NETHERLANDS – Progress, Unilever’s €4.4bn pension fund in the Netherlands, has credited the dynamic fine-tuning of its investment policy for its 103% funding in real terms.
The pension fund also announced that it returned 18.1% on investments in 2012.
Its equity and fixed income portfolios – each accounting for 39.6% of the scheme’s assets – returning 19.8% and 12.4%, respectively.
In its 2012 annual report, the scheme attributed its success in stabilising its real funding to “slight readjustments” to its investment and hedging policies, focusing on limiting downside risk.
As part of its asset-mix diversification policy, the scheme said it reduced the size of its equity and government bonds portfolios in order to increase its exposure to local-currency emerging market debt.
It also replaced part of its equity portfolio with “more balanced”, risk-based equity investments.
As part of its dynamic anti-cyclical investment policy, Progress slightly reduced its strategic allocation to commodities and property, while raising the weighting of fixed income.
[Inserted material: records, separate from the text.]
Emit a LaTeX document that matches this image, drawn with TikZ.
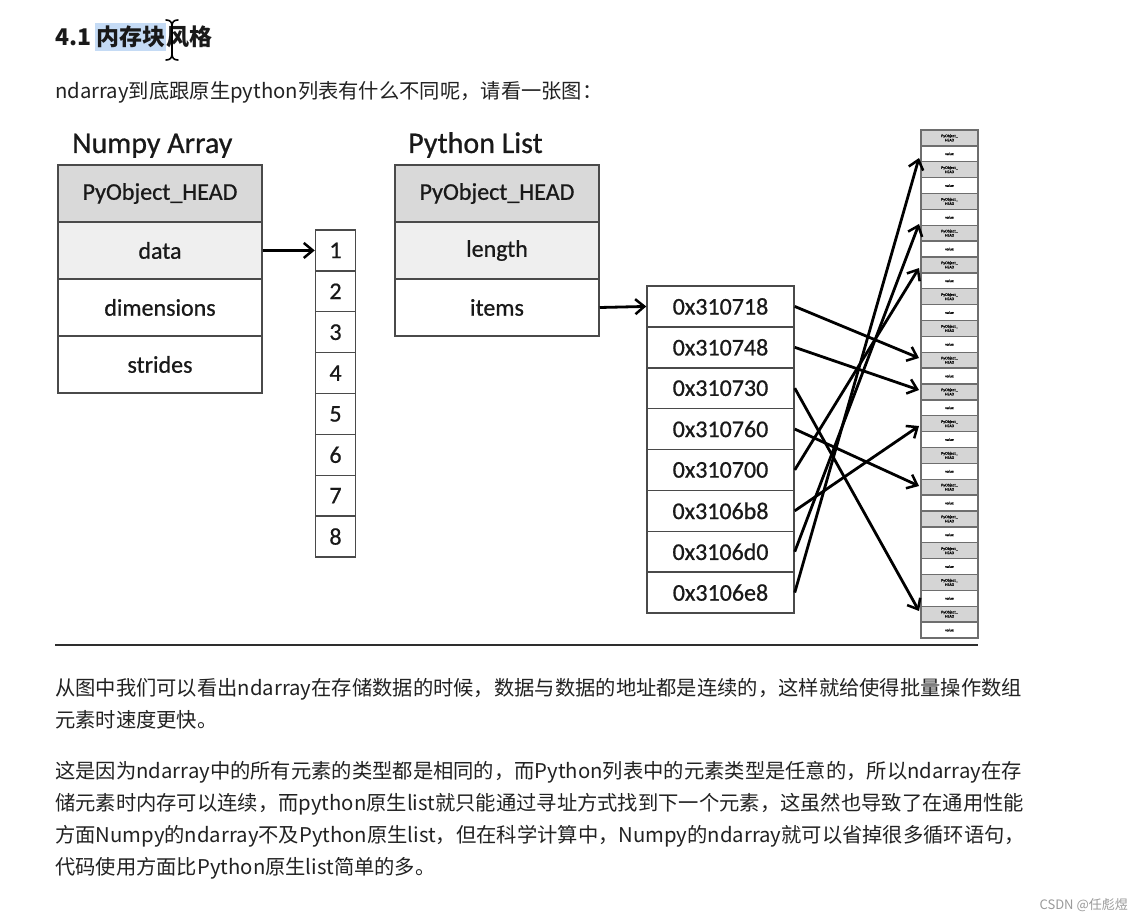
\documentclass[tikz,border=0pt]{standalone}
\usepackage{fontspec}
\setmainfont{Noto Sans CJK SC}
\newfontfamily\diagfont[FakeBold=0.7]{Carlito}
\usetikzlibrary{arrows.meta}
\definecolor{boxline}{HTML}{4A4A4A}
\definecolor{headfill}{HTML}{D9D9D9}
\definecolor{softfill}{HTML}{EFEFEF}
\definecolor{cellline}{HTML}{6E6E6E}
\definecolor{cellgray}{HTML}{D5D5D5}
\definecolor{bodyink}{HTML}{222222}
\definecolor{hlblue}{HTML}{C5DBF5}
\definecolor{ruleink}{HTML}{2E2E2E}
\definecolor{markgray}{HTML}{9A9A9A}
\begin{document}
\begin{tikzpicture}[x=1pt,y=-1pt,
  field/.style={draw=boxline,line width=1.5pt,minimum width=204pt,minimum height=57pt,inner sep=0pt,font=\diagfont\fontsize{24}{28}\selectfont,text=black!90},
  headfield/.style={field,fill=headfill},
  softfield/.style={field,fill=softfill},
  numcell/.style={draw=boxline,line width=1.5pt,minimum width=40pt,minimum height=40.875pt,inner sep=0pt,font=\diagfont\fontsize{24}{28}\selectfont,text=black!90},
  addrcell/.style={numcell,minimum width=147pt},
  objcell/.style={draw=cellline,line width=1.3pt,minimum width=57pt,minimum height=15.875pt,inner sep=0pt,fill=cellgray,align=center,font=\diagfont\fontsize{4}{4.3}\selectfont},
  valcell/.style={objcell,fill=white},
  conn/.style={line width=2.8pt,-{Straight Barb[length=9pt,width=15pt,line width=2.5pt]}},
  heading/.style={anchor=base west,inner sep=0pt,font=\diagfont\fontsize{30}{34}\selectfont,text=black!90},
  bodyline/.style={anchor=west,inner sep=0pt,text=bodyink,font=\fontsize{20.3}{24}\selectfont},
  titlepart/.style={anchor=west,inner sep=0pt,text=black!90,font=\bfseries\fontsize{23}{27}\selectfont}]
\useasboundingbox (0,0) rectangle (1136,920);
\fill[white] (0,0) rectangle (1136,920);

% ---- title ----
\node[titlepart] (tnum) at (55,37) {4.1};
\node[titlepart,fill=hlblue,inner ysep=3pt,inner xsep=1pt] (thl) at (95,37) {内存块};
\node[titlepart] (trest) at (thl.east) {风格};
\draw[line width=1.6pt,line cap=round] (166,20) .. controls (170,20) and (172,22) .. (172,26) -- (172,54) .. controls (172,58) and (170,60) .. (166,60);
\draw[line width=1.6pt,line cap=round] (178,20) .. controls (174,20) and (172,22) .. (172,26);
\draw[line width=1.6pt,line cap=round] (178,60) .. controls (174,60) and (172,58) .. (172,54);

\node[bodyline] (sub) at (55,92) {ndarray到底跟原生python列表有什么不同呢，请看一张图：};

% ---- Numpy array ----
\node[heading] (nptitle) at (72,153) {Numpy Array};
\node[headfield] (nphead) at (160,193.5) {PyObject\_HEAD};
\node[softfield] (npdata) at (160,250.5) {data};
\node[field] (npdim) at (160,307.5) {dimensions};
\node[field] (npstr) at (160,364.5) {strides};

\foreach \k in {1,...,8}{
  \node[numcell] (n\k) at (335.5,{230+40.875*(\k-0.5)}) {\k};
}
\draw[conn] (npdata.east) -- (n1.west);

% ---- Python list ----
\node[heading] (pltitle) at (408,153) {Python List};
\node[headfield] (plhead) at (497,193.5) {PyObject\_HEAD};
\node[softfield] (pllen) at (497,250.5) {length};
\node[field] (plitems) at (497,307.5) {items};

\foreach \k/\t in {1/0x310718,2/0x310748,3/0x310730,4/0x310760,5/0x310700,6/0x3106b8,7/0x3106d0,8/0x3106e8}{
  \node[addrcell] (a\k) at (720.5,{286+40.875*(\k-0.5)}) {\t};
}
\draw[conn] (plitems.east) -- (a1.west);

% ---- memory column ----
\foreach \i in {0,...,31}{
  \ifodd\i
    \node[valcell] (r\i) at (949.5,{130+15.875*(\i+0.5)}) {value};
  \else
    \node[objcell] (r\i) at (949.5,{130+15.875*(\i+0.5)}) {PyObject\_\\HEAD};
  \fi
}

\coordinate (ta) at (919,358);
\coordinate (tb) at (919,390);
\coordinate (tc) at (919,611);
\coordinate (td) at (919,486);
\coordinate (te) at (919,268);
\coordinate (tf) at (919,426);
\coordinate (tg) at (919,224);
\coordinate (th) at (919,158);
\draw[conn] (a1.east) -- (ta);
\draw[conn] (a2.east) -- (tb);
\draw[conn] (a3.east) -- (tc);
\draw[conn] (a4.east) -- (td);
\draw[conn] (a5.east) -- (te);
\draw[conn] (a6.east) -- (tf);
\draw[conn] (a7.east) -- (tg);
\draw[conn] (a8.east) -- (th);

% ---- rule ----
\draw[line width=2pt,ruleink] (55,645) -- (978,645);

% ---- body text ----
\node[bodyline] (p1a) at (55,689) {从图中我们可以看出ndarray在存储数据的时候，数据与数据的地址都是连续的，这样就给使得批量操作数组};
\node[bodyline] (p1b) at (55,720) {元素时速度更快。};
\node[bodyline] (p2a) at (55,772) {这是因为ndarray中的所有元素的类型都是相同的，而Python列表中的元素类型是任意的，所以ndarray在存};
\node[bodyline] (p2b) at (55,804) {储元素时内存可以连续，而python原生list就只能通过寻址方式找到下一个元素，这虽然也导致了在通用性能};
\node[bodyline] (p2c) at (55,836) {方面Numpy的ndarray不及Python原生list，但在科学计算中，Numpy的ndarray就可以省掉很多循环语句，};
\node[bodyline] (p2d) at (55,868) {代码使用方面比Python原生list简单的多。};

\node[anchor=east,inner sep=0pt,text=markgray,font=\fontsize{13}{15}\selectfont] (mark) at (1128,905) {CSDN @任彪煜};
\end{tikzpicture}
\end{document}
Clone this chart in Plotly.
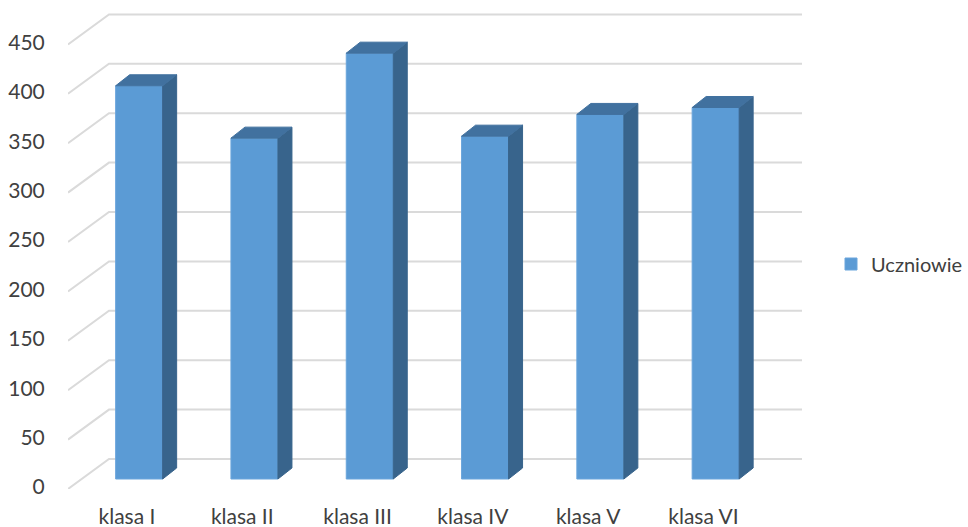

It added that its dynamic investment policy also aimed to limit adjustments to more illiquid asset classes, in order to keep costs down.
The pension fund reported a 0.1 percentage point outperformance on European government bonds, with its high-yield bonds and emerging market debt returning 15.9%.
It also said it would allocate 10% to minimum-volatility strategies for equity.
“As these strategies underperformed 3-4% last year, this offers good opportunities for a start,” it said.
The scheme, whose 3.3% private equity allocation returned 11.1% last year, said it would increase investment in Asia through a fund of funds.
The scheme’s investments in commodities and property returned -0.6% and 5.5%.
Last year, the Unilever scheme implemented a new risk control framework – covering 19 potential risks – and appointed an investment risk controller to monitor the outsourced asset management.
The pension fund said it strategically hedged 80% of the currency risk on its equity investments and 100% on the other asset classes.
In 2012, it reduced its interest hedge by 11 percentage points to 49%, while raising the cover of its inflation risk by 6 percentage points to 50%.
The pension fund, whose hedges contributed 4 percentage points to its annual return, estimated that its real funding would have been 3 percentage points lower without this boost.
It added that it planned to grant its 22,790 participants the 2.53% inflation compensation it was unable to pay in 2009 if its funding was still over 100% at year-end.
Last January, it granted its active participants a 2.25% indexation, while awarding its deferred members and pensioners with an inflation compensation of 1.98%.